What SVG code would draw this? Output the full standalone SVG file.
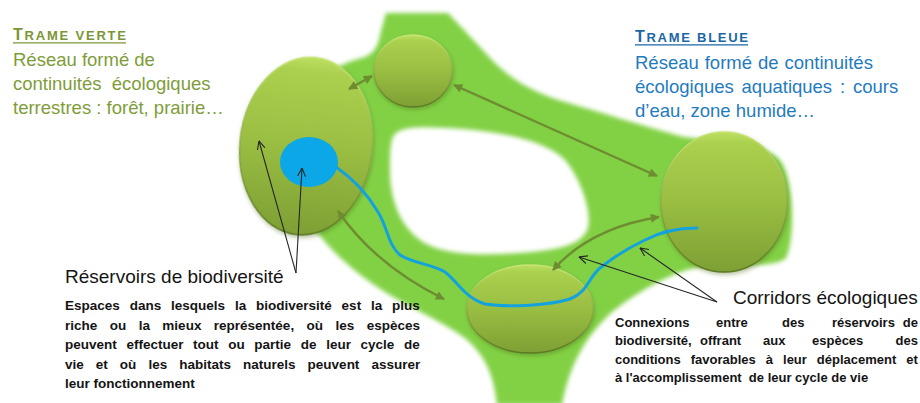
<svg xmlns="http://www.w3.org/2000/svg" width="920" height="403" viewBox="0 0 920 403">
<style>
  .sans { font-family: "Liberation Sans", Arial, sans-serif; }
  .hdg { font-weight: bold; }
  .green { fill: #7f9c3a; }
  .greenHd { fill: #7a9636; }
  .blue { fill: #1f7bbf; }
  .blueHd { fill: #1b67a4; }
  .blk { fill: #141414; }
  .body { font-size: 13.5px; font-weight: bold; }
  .bodyR { font-size: 13px; font-weight: bold; }
  .res { fill: url(#resFill); stroke: url(#resStroke); stroke-width: 1.5; filter: url(#shadow); }
  .olive { fill: none; stroke: #6e8c30; stroke-width: 2.4; marker-start: url(#oliveHead); marker-end: url(#oliveHead); }
  .pointer { fill: none; stroke: #262626; stroke-width: 1.1; marker-end: url(#openHead); }
</style>
<defs>
  <linearGradient id="resFill" x1="0" y1="0" x2="0" y2="1">
    <stop offset="0" stop-color="#bddf62"/>
    <stop offset="0.08" stop-color="#abd04e"/>
    <stop offset="0.5" stop-color="#99be42"/>
    <stop offset="1" stop-color="#7e9f34"/>
  </linearGradient>
  <linearGradient id="resStroke" x1="0" y1="0" x2="0" y2="1">
    <stop offset="0" stop-color="#c6e574"/>
    <stop offset="1" stop-color="#5b7a20"/>
  </linearGradient>
  <filter id="shadow" x="-20%" y="-20%" width="140%" height="140%">
    <feDropShadow dx="1" dy="2" stdDeviation="2" flood-color="#48661a" flood-opacity="0.4"/>
  </filter>
  <filter id="soft" x="-5%" y="-5%" width="110%" height="110%">
    <feGaussianBlur stdDeviation="2"/>
  </filter>
  <marker id="oliveHead" viewBox="0 0 10 10" refX="9" refY="5" markerWidth="10" markerHeight="9" markerUnits="userSpaceOnUse" orient="auto-start-reverse">
    <path d="M0,0 L10,5 L0,10 Z" fill="#6e8c30"/>
  </marker>
  <marker id="openHead" viewBox="0 0 10 10" refX="9.5" refY="5" markerWidth="9" markerHeight="9" markerUnits="userSpaceOnUse" orient="auto">
    <path d="M0,0.5 L9.5,5 L0,9.5" fill="none" stroke="#262626" stroke-width="1.2"/>
  </marker>
</defs>

<rect width="920" height="403" fill="#ffffff"/>

<g id="corridor-network">
  <path filter="url(#soft)" fill="#82d145" fill-rule="evenodd" d="M 318,82 C 326,72 345,62 362,58 C 372,55 378,48 380,35 L 386,13 L 448,13 L 492,60 C 510,78 530,92 565,102 C 600,112 640,125 680,136 C 710,142 760,140 780,160 C 795,180 795,240 786,258 C 775,268 740,264 705,266 C 675,270 640,290 612,312 C 590,332 570,360 562,405 L 497,405 C 494,375 485,355 465,338 C 440,320 410,308 385,292 C 360,276 338,258 320,236 C 300,212 285,180 285,150 C 285,120 300,97 318,82 Z M 392,140 C 395,125 420,126 463,129 C 500,132 545,140 565,160 C 580,178 592,210 588,228 C 582,245 560,250 520,253 C 480,256 440,255 420,240 C 400,225 390,200 390,170 C 390,155 390,147 392,140 Z"/>
</g>

<g id="reservoir-left">
  <ellipse class="res" cx="306" cy="146" rx="66" ry="89" transform="rotate(6 306 146)"/>
</g>
<g id="water-body">
  <ellipse cx="309" cy="162" rx="29" ry="25" fill="#0ba7e6"/>
</g>
<g id="reservoir-top">
  <ellipse class="res" cx="413" cy="71" rx="39" ry="36"/>
</g>
<g id="reservoir-right">
  <ellipse class="res" cx="724" cy="202" rx="63" ry="70"/>
</g>
<g id="reservoir-bottom">
  <ellipse class="res" cx="530" cy="309" rx="63" ry="44"/>
</g>

<g id="connectors">
  <path id="river" d="M336,167 C 352,178 368,195 378,212 C 388,228 388,245 400,255 C 412,263 432,264 445,272 C 458,282 465,298 485,304 C 510,308 550,305 570,299 C 588,292 588,278 600,268 C 615,256 630,247 645,240 C 660,232 675,228 697,228" fill="none" stroke="#14a2de" stroke-width="3" stroke-linecap="round"/>
  <path class="olive" d="M349,89 L372,76"/>
  <path class="olive" d="M454,85 L657,176"/>
  <path class="olive" d="M338,211 Q 375,265 444,299"/>
  <path class="olive" d="M553,270 Q 590,228 659,217"/>
  <path class="pointer" d="M296,273 L259,141"/>
  <path class="pointer" d="M296,273 L302,168"/>
  <path class="pointer" d="M717,302 L579,257"/>
  <path class="pointer" d="M717,302 L640,248"/>
</g>

<g id="trame-verte" class="sans">
  <text class="hdg greenHd" x="13" y="40" textLength="113" lengthAdjust="spacing"><tspan font-size="16">T</tspan><tspan font-size="13">RAME VERTE</tspan></text>
  <line x1="13" y1="42.8" x2="126" y2="42.8" stroke="#7a9636" stroke-width="1.3"/>
  <text class="green" font-size="18.5" x="13" y="66">Réseau formé de</text>
  <text class="green" font-size="18.5" x="13" y="90">continuités&#160; écologiques</text>
  <text class="green" font-size="18.5" x="13" y="114">terrestres : forêt, prairie…</text>
</g>

<g id="trame-bleue" class="sans">
  <text class="hdg blueHd" x="635" y="42" textLength="113" lengthAdjust="spacing"><tspan font-size="16">T</tspan><tspan font-size="13">RAME BLEUE</tspan></text>
  <line x1="635" y1="44.8" x2="748" y2="44.8" stroke="#1b67a4" stroke-width="1.3"/>
  <text class="blue" font-size="18.5" x="635" y="69" word-spacing="0.8">Réseau formé de continuités</text>
  <text class="blue" font-size="18.5" x="635" y="93" word-spacing="2.7">écologiques aquatiques : cours</text>
  <text class="blue" font-size="18.5" x="635" y="117">d’eau, zone humide…</text>
</g>

<g id="label-reservoirs" class="sans blk">
  <text font-size="19" x="65" y="283">Réservoirs de biodiversité</text>
  <text class="body" x="65" y="310" word-spacing="6.1">Espaces dans lesquels la biodiversité est la plus</text>
  <text class="body" x="65" y="329.5" word-spacing="8.7">riche ou la mieux représentée, où les espèces</text>
  <text class="body" x="65" y="349" word-spacing="5.9">peuvent effectuer tout ou partie de leur cycle de</text>
  <text class="body" x="65" y="368.5" word-spacing="8.3">vie et où les habitats naturels peuvent assurer</text>
  <text class="body" x="65" y="388">leur fonctionnement</text>
</g>

<g id="label-corridors" class="sans blk">
  <text font-size="19" x="733" y="304">Corridors écologiques</text>
  <text class="bodyR" y="327"><tspan x="615">Connexions</tspan><tspan x="716">entre</tspan><tspan x="782">des</tspan><tspan x="832">réservoirs</tspan><tspan x="918" text-anchor="end">de</tspan></text>
  <text class="bodyR" y="345"><tspan x="615">biodiversité,</tspan><tspan x="700">offrant</tspan><tspan x="763">aux</tspan><tspan x="812">espèces</tspan><tspan x="918" text-anchor="end">des</tspan></text>
  <text class="bodyR" x="615" y="363.5" word-spacing="6.4">conditions favorables à leur déplacement et</text>
  <text class="bodyR" x="615" y="381.5">à l'accomplissement&#160; de leur cycle de vie</text>
</g>
</svg>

+ + + +

Keep the pictures out of the copy and return the rest of the data above exactly.

**The completed task**
What SVG code would draw this? Output the full standalone SVG file.
<svg xmlns="http://www.w3.org/2000/svg" width="920" height="403" viewBox="0 0 920 403">
<style>
  .sans { font-family: "Liberation Sans", Arial, sans-serif; }
  .hdg { font-weight: bold; }
  .green { fill: #7f9c3a; }
  .greenHd { fill: #7a9636; }
  .blue { fill: #1f7bbf; }
  .blueHd { fill: #1b67a4; }
  .blk { fill: #141414; }
  .body { font-size: 13.5px; font-weight: bold; }
  .bodyR { font-size: 13px; font-weight: bold; }
  .res { fill: url(#resFill); stroke: url(#resStroke); stroke-width: 1.5; filter: url(#shadow); }
  .olive { fill: none; stroke: #6e8c30; stroke-width: 2.4; marker-start: url(#oliveHead); marker-end: url(#oliveHead); }
  .pointer { fill: none; stroke: #262626; stroke-width: 1.1; marker-end: url(#openHead); }
</style>
<defs>
  <linearGradient id="resFill" x1="0" y1="0" x2="0" y2="1">
    <stop offset="0" stop-color="#bddf62"/>
    <stop offset="0.08" stop-color="#abd04e"/>
    <stop offset="0.5" stop-color="#99be42"/>
    <stop offset="1" stop-color="#7e9f34"/>
  </linearGradient>
  <linearGradient id="resStroke" x1="0" y1="0" x2="0" y2="1">
    <stop offset="0" stop-color="#c6e574"/>
    <stop offset="1" stop-color="#5b7a20"/>
  </linearGradient>
  <filter id="shadow" x="-20%" y="-20%" width="140%" height="140%">
    <feDropShadow dx="1" dy="2" stdDeviation="2" flood-color="#48661a" flood-opacity="0.4"/>
  </filter>
  <filter id="soft" x="-5%" y="-5%" width="110%" height="110%">
    <feGaussianBlur stdDeviation="2"/>
  </filter>
  <marker id="oliveHead" viewBox="0 0 10 10" refX="9" refY="5" markerWidth="10" markerHeight="9" markerUnits="userSpaceOnUse" orient="auto-start-reverse">
    <path d="M0,0 L10,5 L0,10 Z" fill="#6e8c30"/>
  </marker>
  <marker id="openHead" viewBox="0 0 10 10" refX="9.5" refY="5" markerWidth="9" markerHeight="9" markerUnits="userSpaceOnUse" orient="auto">
    <path d="M0,0.5 L9.5,5 L0,9.5" fill="none" stroke="#262626" stroke-width="1.2"/>
  </marker>
</defs>

<rect width="920" height="403" fill="#ffffff"/>

<g id="corridor-network">
  <path filter="url(#soft)" fill="#82d145" fill-rule="evenodd" d="M 318,82 C 326,72 345,62 362,58 C 372,55 378,48 380,35 L 386,13 L 448,13 L 492,60 C 510,78 530,92 565,102 C 600,112 640,125 680,136 C 710,142 760,140 780,160 C 795,180 795,240 786,258 C 775,268 740,264 705,266 C 675,270 640,290 612,312 C 590,332 570,360 562,405 L 497,405 C 494,375 485,355 465,338 C 440,320 410,308 385,292 C 360,276 338,258 320,236 C 300,212 285,180 285,150 C 285,120 300,97 318,82 Z M 392,140 C 395,125 420,126 463,129 C 500,132 545,140 565,160 C 580,178 592,210 588,228 C 582,245 560,250 520,253 C 480,256 440,255 420,240 C 400,225 390,200 390,170 C 390,155 390,147 392,140 Z"/>
</g>

<g id="reservoir-left">
  <ellipse class="res" cx="306" cy="146" rx="66" ry="89" transform="rotate(6 306 146)"/>
</g>
<g id="water-body">
  <ellipse cx="309" cy="162" rx="29" ry="25" fill="#0ba7e6"/>
</g>
<g id="reservoir-top">
  <ellipse class="res" cx="413" cy="71" rx="39" ry="36"/>
</g>
<g id="reservoir-right">
  <ellipse class="res" cx="724" cy="202" rx="63" ry="70"/>
</g>
<g id="reservoir-bottom">
  <ellipse class="res" cx="530" cy="309" rx="63" ry="44"/>
</g>

<g id="connectors">
  <path id="river" d="M336,167 C 352,178 368,195 378,212 C 388,228 388,245 400,255 C 412,263 432,264 445,272 C 458,282 465,298 485,304 C 510,308 550,305 570,299 C 588,292 588,278 600,268 C 615,256 630,247 645,240 C 660,232 675,228 697,228" fill="none" stroke="#14a2de" stroke-width="3" stroke-linecap="round"/>
  <path class="olive" d="M349,89 L372,76"/>
  <path class="olive" d="M454,85 L657,176"/>
  <path class="olive" d="M338,211 Q 375,265 444,299"/>
  <path class="olive" d="M553,270 Q 590,228 659,217"/>
  <path class="pointer" d="M296,273 L259,141"/>
  <path class="pointer" d="M296,273 L302,168"/>
  <path class="pointer" d="M717,302 L579,257"/>
  <path class="pointer" d="M717,302 L640,248"/>
</g>

<g id="trame-verte" class="sans">
  <text class="hdg greenHd" x="13" y="40" textLength="113" lengthAdjust="spacing"><tspan font-size="16">T</tspan><tspan font-size="13">RAME VERTE</tspan></text>
  <line x1="13" y1="42.8" x2="126" y2="42.8" stroke="#7a9636" stroke-width="1.3"/>
  <text class="green" font-size="18.5" x="13" y="66">Réseau formé de</text>
  <text class="green" font-size="18.5" x="13" y="90">continuités&#160; écologiques</text>
  <text class="green" font-size="18.5" x="13" y="114">terrestres : forêt, prairie…</text>
</g>

<g id="trame-bleue" class="sans">
  <text class="hdg blueHd" x="635" y="42" textLength="113" lengthAdjust="spacing"><tspan font-size="16">T</tspan><tspan font-size="13">RAME BLEUE</tspan></text>
  <line x1="635" y1="44.8" x2="748" y2="44.8" stroke="#1b67a4" stroke-width="1.3"/>
  <text class="blue" font-size="18.5" x="635" y="69" word-spacing="0.8">Réseau formé de continuités</text>
  <text class="blue" font-size="18.5" x="635" y="93" word-spacing="2.7">écologiques aquatiques : cours</text>
  <text class="blue" font-size="18.5" x="635" y="117">d’eau, zone humide…</text>
</g>

<g id="label-reservoirs" class="sans blk">
  <text font-size="19" x="65" y="283">Réservoirs de biodiversité</text>
  <text class="body" x="65" y="310" word-spacing="6.1">Espaces dans lesquels la biodiversité est la plus</text>
  <text class="body" x="65" y="329.5" word-spacing="8.7">riche ou la mieux représentée, où les espèces</text>
  <text class="body" x="65" y="349" word-spacing="5.9">peuvent effectuer tout ou partie de leur cycle de</text>
  <text class="body" x="65" y="368.5" word-spacing="8.3">vie et où les habitats naturels peuvent assurer</text>
  <text class="body" x="65" y="388">leur fonctionnement</text>
</g>

<g id="label-corridors" class="sans blk">
  <text font-size="19" x="733" y="304">Corridors écologiques</text>
  <text class="bodyR" y="327"><tspan x="615">Connexions</tspan><tspan x="716">entre</tspan><tspan x="782">des</tspan><tspan x="832">réservoirs</tspan><tspan x="918" text-anchor="end">de</tspan></text>
  <text class="bodyR" y="345"><tspan x="615">biodiversité,</tspan><tspan x="700">offrant</tspan><tspan x="763">aux</tspan><tspan x="812">espèces</tspan><tspan x="918" text-anchor="end">des</tspan></text>
  <text class="bodyR" x="615" y="363.5" word-spacing="6.4">conditions favorables à leur déplacement et</text>
  <text class="bodyR" x="615" y="381.5">à l'accomplissement&#160; de leur cycle de vie</text>
</g>
</svg>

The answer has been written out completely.